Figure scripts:
____
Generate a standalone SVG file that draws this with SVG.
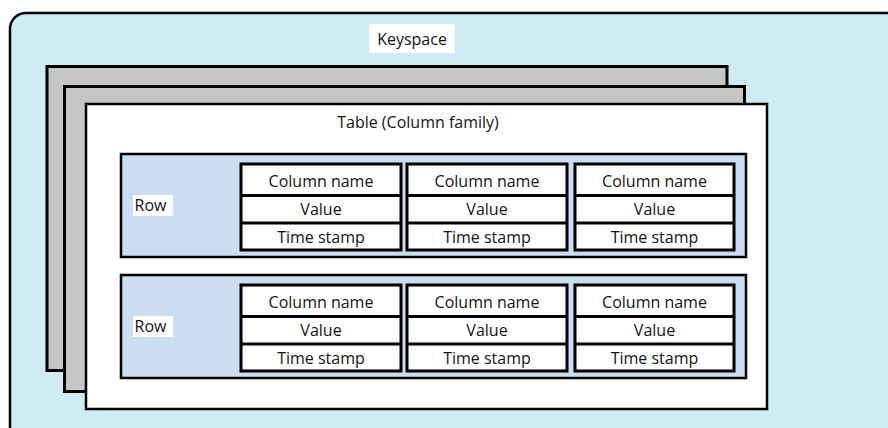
<svg xmlns="http://www.w3.org/2000/svg" width="888" height="428" viewBox="0 0 888 428">
  <style>
    text { font-family: "Open Sans", "Liberation Sans", sans-serif; font-size: 16px; fill: #141414; }
    .mid { text-anchor: middle; dominant-baseline: central; }
    .keyspace { fill: #cfecf4; stroke: #000; stroke-width: 2.5; }
    .sheet { fill: #c6c6c6; stroke: #000; stroke-width: 3; }
    .table { fill: #fff; stroke: #000; stroke-width: 2.5; }
    .row { fill: #cbddf1; stroke: #000; stroke-width: 2.5; }
    .cell { fill: #fff; stroke: #000; stroke-width: 3; }
    .rule { stroke: #000; stroke-width: 3; }
    .tag { fill: #fff; }
  </style>

  <!-- Keyspace container -->
  <g id="keyspace">
    <rect class="keyspace" x="10" y="13" width="892" height="430" rx="16"/>
    <rect class="tag" x="369" y="24" width="86" height="29"/>
    <text class="mid" x="412" y="38.5">Keyspace</text>
  </g>

  <!-- Stacked tables behind -->
  <g id="table-back-2">
    <rect class="sheet" x="47" y="66.5" width="680" height="304"/>
  </g>
  <g id="table-back-1">
    <rect class="sheet" x="64.5" y="86.5" width="680" height="305"/>
  </g>

  <!-- Front table -->
  <g id="table">
    <rect class="table" x="86" y="104" width="681" height="305"/>
    <text class="mid" x="418" y="122">Table (Column family)</text>
  </g>

  <!-- Row 1 -->
  <g id="row-1">
    <rect class="row" x="121" y="154" width="625" height="103"/>
    <rect class="tag" x="133" y="195" width="40" height="21"/>
    <text x="134.5" y="211">Row</text>
  </g>
  <g id="row-1-col-1">
    <rect class="cell" x="241" y="164" width="160" height="86"/>
    <line class="rule" x1="241" y1="195.5" x2="401" y2="195.5"/>
    <line class="rule" x1="241" y1="223" x2="401" y2="223"/>
    <text class="mid" x="321" y="180.5">Column name</text>
    <text class="mid" x="321" y="209">Value</text>
    <text class="mid" x="321" y="237">Time stamp</text>
  </g>
  <g id="row-1-col-2">
    <rect class="cell" x="407" y="164" width="160" height="86"/>
    <line class="rule" x1="407" y1="195.5" x2="567" y2="195.5"/>
    <line class="rule" x1="407" y1="223" x2="567" y2="223"/>
    <text class="mid" x="487" y="180.5">Column name</text>
    <text class="mid" x="487" y="209">Value</text>
    <text class="mid" x="487" y="237">Time stamp</text>
  </g>
  <g id="row-1-col-3">
    <rect class="cell" x="575" y="164" width="159" height="86"/>
    <line class="rule" x1="575" y1="195.5" x2="734" y2="195.5"/>
    <line class="rule" x1="575" y1="223" x2="734" y2="223"/>
    <text class="mid" x="654.5" y="180.5">Column name</text>
    <text class="mid" x="654.5" y="209">Value</text>
    <text class="mid" x="654.5" y="237">Time stamp</text>
  </g>

  <!-- Row 2 -->
  <g id="row-2">
    <rect class="row" x="121" y="275" width="625" height="103"/>
    <rect class="tag" x="133" y="316" width="40" height="21"/>
    <text x="134.5" y="332">Row</text>
  </g>
  <g id="row-2-col-1">
    <rect class="cell" x="241" y="285" width="160" height="86"/>
    <line class="rule" x1="241" y1="316.5" x2="401" y2="316.5"/>
    <line class="rule" x1="241" y1="344" x2="401" y2="344"/>
    <text class="mid" x="321" y="301.5">Column name</text>
    <text class="mid" x="321" y="330">Value</text>
    <text class="mid" x="321" y="358">Time stamp</text>
  </g>
  <g id="row-2-col-2">
    <rect class="cell" x="407" y="285" width="160" height="86"/>
    <line class="rule" x1="407" y1="316.5" x2="567" y2="316.5"/>
    <line class="rule" x1="407" y1="344" x2="567" y2="344"/>
    <text class="mid" x="487" y="301.5">Column name</text>
    <text class="mid" x="487" y="330">Value</text>
    <text class="mid" x="487" y="358">Time stamp</text>
  </g>
  <g id="row-2-col-3">
    <rect class="cell" x="575" y="285" width="159" height="86"/>
    <line class="rule" x1="575" y1="316.5" x2="734" y2="316.5"/>
    <line class="rule" x1="575" y1="344" x2="734" y2="344"/>
    <text class="mid" x="654.5" y="301.5">Column name</text>
    <text class="mid" x="654.5" y="330">Value</text>
    <text class="mid" x="654.5" y="358">Time stamp</text>
  </g>
</svg>
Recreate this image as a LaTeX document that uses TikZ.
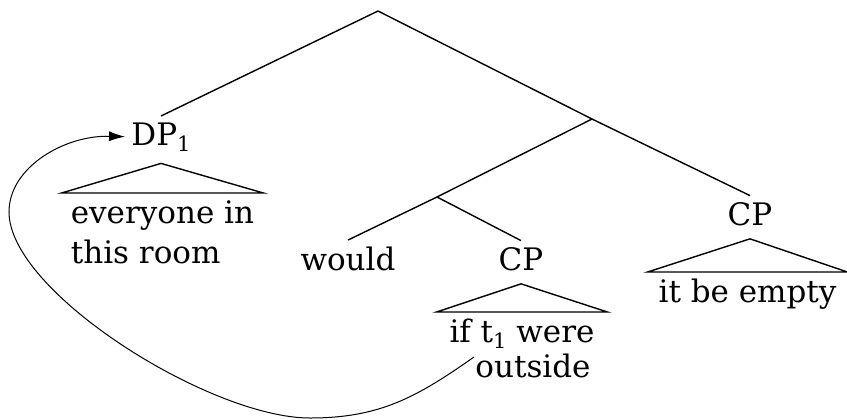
____
▶ What to do
Copy every line above word for word and exclude the pictures.

▶ Result for this task
Generate a standalone SVG file that draws this with SVG.
<svg xmlns="http://www.w3.org/2000/svg" width="888" height="428" viewBox="0 0 888 428">
  <style>
    text { font-family: "Open Sans", "Liberation Sans", sans-serif; font-size: 16px; fill: #141414; }
    .mid { text-anchor: middle; dominant-baseline: central; }
    .keyspace { fill: #cfecf4; stroke: #000; stroke-width: 2.5; }
    .sheet { fill: #c6c6c6; stroke: #000; stroke-width: 3; }
    .table { fill: #fff; stroke: #000; stroke-width: 2.5; }
    .row { fill: #cbddf1; stroke: #000; stroke-width: 2.5; }
    .cell { fill: #fff; stroke: #000; stroke-width: 3; }
    .rule { stroke: #000; stroke-width: 3; }
    .tag { fill: #fff; }
  </style>

  <!-- Keyspace container -->
  <g id="keyspace">
    <rect class="keyspace" x="10" y="13" width="892" height="430" rx="16"/>
    <rect class="tag" x="369" y="24" width="86" height="29"/>
    <text class="mid" x="412" y="38.5">Keyspace</text>
  </g>

  <!-- Stacked tables behind -->
  <g id="table-back-2">
    <rect class="sheet" x="47" y="66.5" width="680" height="304"/>
  </g>
  <g id="table-back-1">
    <rect class="sheet" x="64.5" y="86.5" width="680" height="305"/>
  </g>

  <!-- Front table -->
  <g id="table">
    <rect class="table" x="86" y="104" width="681" height="305"/>
    <text class="mid" x="418" y="122">Table (Column family)</text>
  </g>

  <!-- Row 1 -->
  <g id="row-1">
    <rect class="row" x="121" y="154" width="625" height="103"/>
    <rect class="tag" x="133" y="195" width="40" height="21"/>
    <text x="134.5" y="211">Row</text>
  </g>
  <g id="row-1-col-1">
    <rect class="cell" x="241" y="164" width="160" height="86"/>
    <line class="rule" x1="241" y1="195.5" x2="401" y2="195.5"/>
    <line class="rule" x1="241" y1="223" x2="401" y2="223"/>
    <text class="mid" x="321" y="180.5">Column name</text>
    <text class="mid" x="321" y="209">Value</text>
    <text class="mid" x="321" y="237">Time stamp</text>
  </g>
  <g id="row-1-col-2">
    <rect class="cell" x="407" y="164" width="160" height="86"/>
    <line class="rule" x1="407" y1="195.5" x2="567" y2="195.5"/>
    <line class="rule" x1="407" y1="223" x2="567" y2="223"/>
    <text class="mid" x="487" y="180.5">Column name</text>
    <text class="mid" x="487" y="209">Value</text>
    <text class="mid" x="487" y="237">Time stamp</text>
  </g>
  <g id="row-1-col-3">
    <rect class="cell" x="575" y="164" width="159" height="86"/>
    <line class="rule" x1="575" y1="195.5" x2="734" y2="195.5"/>
    <line class="rule" x1="575" y1="223" x2="734" y2="223"/>
    <text class="mid" x="654.5" y="180.5">Column name</text>
    <text class="mid" x="654.5" y="209">Value</text>
    <text class="mid" x="654.5" y="237">Time stamp</text>
  </g>

  <!-- Row 2 -->
  <g id="row-2">
    <rect class="row" x="121" y="275" width="625" height="103"/>
    <rect class="tag" x="133" y="316" width="40" height="21"/>
    <text x="134.5" y="332">Row</text>
  </g>
  <g id="row-2-col-1">
    <rect class="cell" x="241" y="285" width="160" height="86"/>
    <line class="rule" x1="241" y1="316.5" x2="401" y2="316.5"/>
    <line class="rule" x1="241" y1="344" x2="401" y2="344"/>
    <text class="mid" x="321" y="301.5">Column name</text>
    <text class="mid" x="321" y="330">Value</text>
    <text class="mid" x="321" y="358">Time stamp</text>
  </g>
  <g id="row-2-col-2">
    <rect class="cell" x="407" y="285" width="160" height="86"/>
    <line class="rule" x1="407" y1="316.5" x2="567" y2="316.5"/>
    <line class="rule" x1="407" y1="344" x2="567" y2="344"/>
    <text class="mid" x="487" y="301.5">Column name</text>
    <text class="mid" x="487" y="330">Value</text>
    <text class="mid" x="487" y="358">Time stamp</text>
  </g>
  <g id="row-2-col-3">
    <rect class="cell" x="575" y="285" width="159" height="86"/>
    <line class="rule" x1="575" y1="316.5" x2="734" y2="316.5"/>
    <line class="rule" x1="575" y1="344" x2="734" y2="344"/>
    <text class="mid" x="654.5" y="301.5">Column name</text>
    <text class="mid" x="654.5" y="330">Value</text>
    <text class="mid" x="654.5" y="358">Time stamp</text>
  </g>
</svg>
Recreate this image as a LaTeX document that uses TikZ.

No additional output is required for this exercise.